== Data segment ==
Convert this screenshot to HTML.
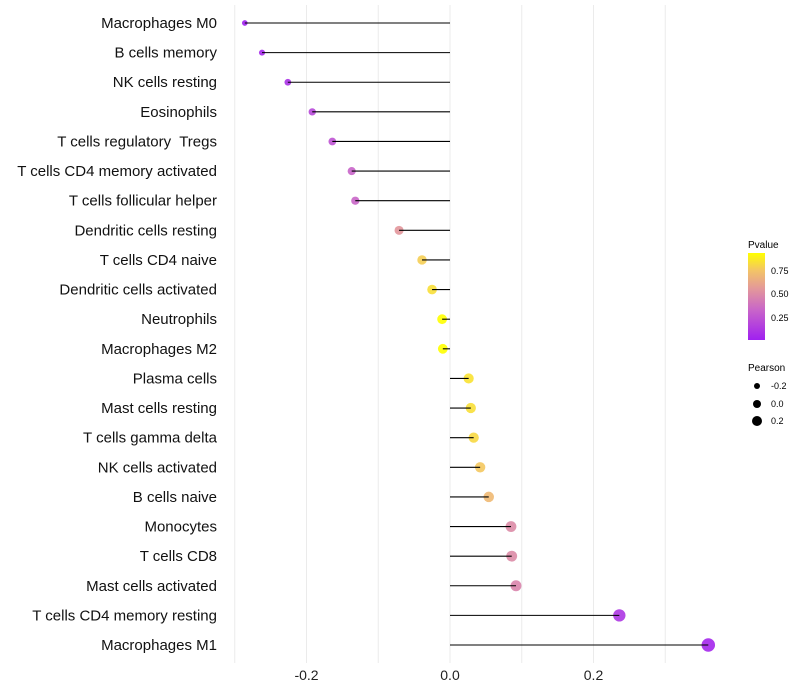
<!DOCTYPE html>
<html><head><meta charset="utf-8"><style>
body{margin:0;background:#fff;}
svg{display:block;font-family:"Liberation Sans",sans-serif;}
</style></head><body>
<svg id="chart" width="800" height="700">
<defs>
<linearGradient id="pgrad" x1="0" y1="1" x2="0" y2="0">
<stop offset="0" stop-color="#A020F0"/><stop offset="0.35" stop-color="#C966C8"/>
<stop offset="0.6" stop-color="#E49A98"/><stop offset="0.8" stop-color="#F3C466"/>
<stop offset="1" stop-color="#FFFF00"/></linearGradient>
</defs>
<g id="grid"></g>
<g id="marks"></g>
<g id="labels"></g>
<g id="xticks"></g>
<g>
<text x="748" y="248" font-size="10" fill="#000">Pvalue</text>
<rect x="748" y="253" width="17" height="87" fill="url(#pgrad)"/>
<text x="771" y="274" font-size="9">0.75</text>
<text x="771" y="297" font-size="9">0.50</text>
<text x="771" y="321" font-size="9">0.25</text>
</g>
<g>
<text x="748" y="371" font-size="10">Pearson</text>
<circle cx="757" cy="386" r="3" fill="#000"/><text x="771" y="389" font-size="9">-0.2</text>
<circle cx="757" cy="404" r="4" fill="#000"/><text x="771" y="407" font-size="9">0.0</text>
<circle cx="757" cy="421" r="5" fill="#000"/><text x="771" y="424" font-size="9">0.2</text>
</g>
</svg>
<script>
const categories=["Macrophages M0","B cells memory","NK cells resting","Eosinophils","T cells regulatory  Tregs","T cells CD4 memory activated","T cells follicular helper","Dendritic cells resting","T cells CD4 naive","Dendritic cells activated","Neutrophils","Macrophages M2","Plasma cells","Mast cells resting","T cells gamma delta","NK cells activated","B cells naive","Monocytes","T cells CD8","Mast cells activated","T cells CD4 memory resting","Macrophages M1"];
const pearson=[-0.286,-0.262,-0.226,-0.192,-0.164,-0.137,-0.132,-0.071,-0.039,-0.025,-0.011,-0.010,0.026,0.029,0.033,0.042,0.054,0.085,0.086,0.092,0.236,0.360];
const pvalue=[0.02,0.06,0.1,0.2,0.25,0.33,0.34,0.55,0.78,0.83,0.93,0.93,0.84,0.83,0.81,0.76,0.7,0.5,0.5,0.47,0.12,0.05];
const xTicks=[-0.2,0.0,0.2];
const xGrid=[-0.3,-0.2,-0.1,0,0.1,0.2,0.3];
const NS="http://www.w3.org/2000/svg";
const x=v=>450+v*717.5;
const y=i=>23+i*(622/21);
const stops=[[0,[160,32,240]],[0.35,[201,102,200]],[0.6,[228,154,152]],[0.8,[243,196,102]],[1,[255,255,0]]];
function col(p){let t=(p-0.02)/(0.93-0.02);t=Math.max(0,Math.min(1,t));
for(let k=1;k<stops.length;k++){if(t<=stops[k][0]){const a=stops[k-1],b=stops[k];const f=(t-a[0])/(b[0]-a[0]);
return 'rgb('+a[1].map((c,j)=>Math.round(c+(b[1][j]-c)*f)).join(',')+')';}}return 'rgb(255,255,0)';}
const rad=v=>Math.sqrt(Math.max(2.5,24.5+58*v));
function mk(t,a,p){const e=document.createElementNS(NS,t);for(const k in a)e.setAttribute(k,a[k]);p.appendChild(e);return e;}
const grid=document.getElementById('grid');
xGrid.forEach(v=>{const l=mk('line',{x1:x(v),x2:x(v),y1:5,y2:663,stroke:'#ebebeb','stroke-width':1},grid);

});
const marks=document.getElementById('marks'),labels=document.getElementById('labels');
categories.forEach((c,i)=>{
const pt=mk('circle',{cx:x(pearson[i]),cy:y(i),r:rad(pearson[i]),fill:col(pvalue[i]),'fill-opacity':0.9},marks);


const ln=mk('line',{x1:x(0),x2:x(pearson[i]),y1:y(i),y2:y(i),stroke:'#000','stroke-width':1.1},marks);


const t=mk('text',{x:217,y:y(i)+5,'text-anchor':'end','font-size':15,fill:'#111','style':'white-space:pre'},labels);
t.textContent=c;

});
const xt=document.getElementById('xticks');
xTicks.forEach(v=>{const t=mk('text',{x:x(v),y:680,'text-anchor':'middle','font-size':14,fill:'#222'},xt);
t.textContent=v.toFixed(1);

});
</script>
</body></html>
===
Work to be completed
Transcribe the material exactly, keeping every word and none of the pictures.

Written answer
Convert this screenshot to HTML.
<!DOCTYPE html>
<html><head><meta charset="utf-8"><style>
body{margin:0;background:#fff;}
svg{display:block;font-family:"Liberation Sans",sans-serif;}
</style></head><body>
<svg id="chart" width="800" height="700">
<defs>
<linearGradient id="pgrad" x1="0" y1="1" x2="0" y2="0">
<stop offset="0" stop-color="#A020F0"/><stop offset="0.35" stop-color="#C966C8"/>
<stop offset="0.6" stop-color="#E49A98"/><stop offset="0.8" stop-color="#F3C466"/>
<stop offset="1" stop-color="#FFFF00"/></linearGradient>
</defs>
<g id="grid"></g>
<g id="marks"></g>
<g id="labels"></g>
<g id="xticks"></g>
<g>
<text x="748" y="248" font-size="10" fill="#000">Pvalue</text>
<rect x="748" y="253" width="17" height="87" fill="url(#pgrad)"/>
<text x="771" y="274" font-size="9">0.75</text>
<text x="771" y="297" font-size="9">0.50</text>
<text x="771" y="321" font-size="9">0.25</text>
</g>
<g>
<text x="748" y="371" font-size="10">Pearson</text>
<circle cx="757" cy="386" r="3" fill="#000"/><text x="771" y="389" font-size="9">-0.2</text>
<circle cx="757" cy="404" r="4" fill="#000"/><text x="771" y="407" font-size="9">0.0</text>
<circle cx="757" cy="421" r="5" fill="#000"/><text x="771" y="424" font-size="9">0.2</text>
</g>
</svg>
<script>
const categories=["Macrophages M0","B cells memory","NK cells resting","Eosinophils","T cells regulatory  Tregs","T cells CD4 memory activated","T cells follicular helper","Dendritic cells resting","T cells CD4 naive","Dendritic cells activated","Neutrophils","Macrophages M2","Plasma cells","Mast cells resting","T cells gamma delta","NK cells activated","B cells naive","Monocytes","T cells CD8","Mast cells activated","T cells CD4 memory resting","Macrophages M1"];
const pearson=[-0.286,-0.262,-0.226,-0.192,-0.164,-0.137,-0.132,-0.071,-0.039,-0.025,-0.011,-0.010,0.026,0.029,0.033,0.042,0.054,0.085,0.086,0.092,0.236,0.360];
const pvalue=[0.02,0.06,0.1,0.2,0.25,0.33,0.34,0.55,0.78,0.83,0.93,0.93,0.84,0.83,0.81,0.76,0.7,0.5,0.5,0.47,0.12,0.05];
const xTicks=[-0.2,0.0,0.2];
const xGrid=[-0.3,-0.2,-0.1,0,0.1,0.2,0.3];
const NS="http://www.w3.org/2000/svg";
const x=v=>450+v*717.5;
const y=i=>23+i*(622/21);
const stops=[[0,[160,32,240]],[0.35,[201,102,200]],[0.6,[228,154,152]],[0.8,[243,196,102]],[1,[255,255,0]]];
function col(p){let t=(p-0.02)/(0.93-0.02);t=Math.max(0,Math.min(1,t));
for(let k=1;k<stops.length;k++){if(t<=stops[k][0]){const a=stops[k-1],b=stops[k];const f=(t-a[0])/(b[0]-a[0]);
return 'rgb('+a[1].map((c,j)=>Math.round(c+(b[1][j]-c)*f)).join(',')+')';}}return 'rgb(255,255,0)';}
const rad=v=>Math.sqrt(Math.max(2.5,24.5+58*v));
function mk(t,a,p){const e=document.createElementNS(NS,t);for(const k in a)e.setAttribute(k,a[k]);p.appendChild(e);return e;}
const grid=document.getElementById('grid');
xGrid.forEach(v=>{const l=mk('line',{x1:x(v),x2:x(v),y1:5,y2:663,stroke:'#ebebeb','stroke-width':1},grid);

});
const marks=document.getElementById('marks'),labels=document.getElementById('labels');
categories.forEach((c,i)=>{
const pt=mk('circle',{cx:x(pearson[i]),cy:y(i),r:rad(pearson[i]),fill:col(pvalue[i]),'fill-opacity':0.9},marks);


const ln=mk('line',{x1:x(0),x2:x(pearson[i]),y1:y(i),y2:y(i),stroke:'#000','stroke-width':1.1},marks);


const t=mk('text',{x:217,y:y(i)+5,'text-anchor':'end','font-size':15,fill:'#111','style':'white-space:pre'},labels);
t.textContent=c;

});
const xt=document.getElementById('xticks');
xTicks.forEach(v=>{const t=mk('text',{x:x(v),y:680,'text-anchor':'middle','font-size':14,fill:'#222'},xt);
t.textContent=v.toFixed(1);

});
</script>
</body></html>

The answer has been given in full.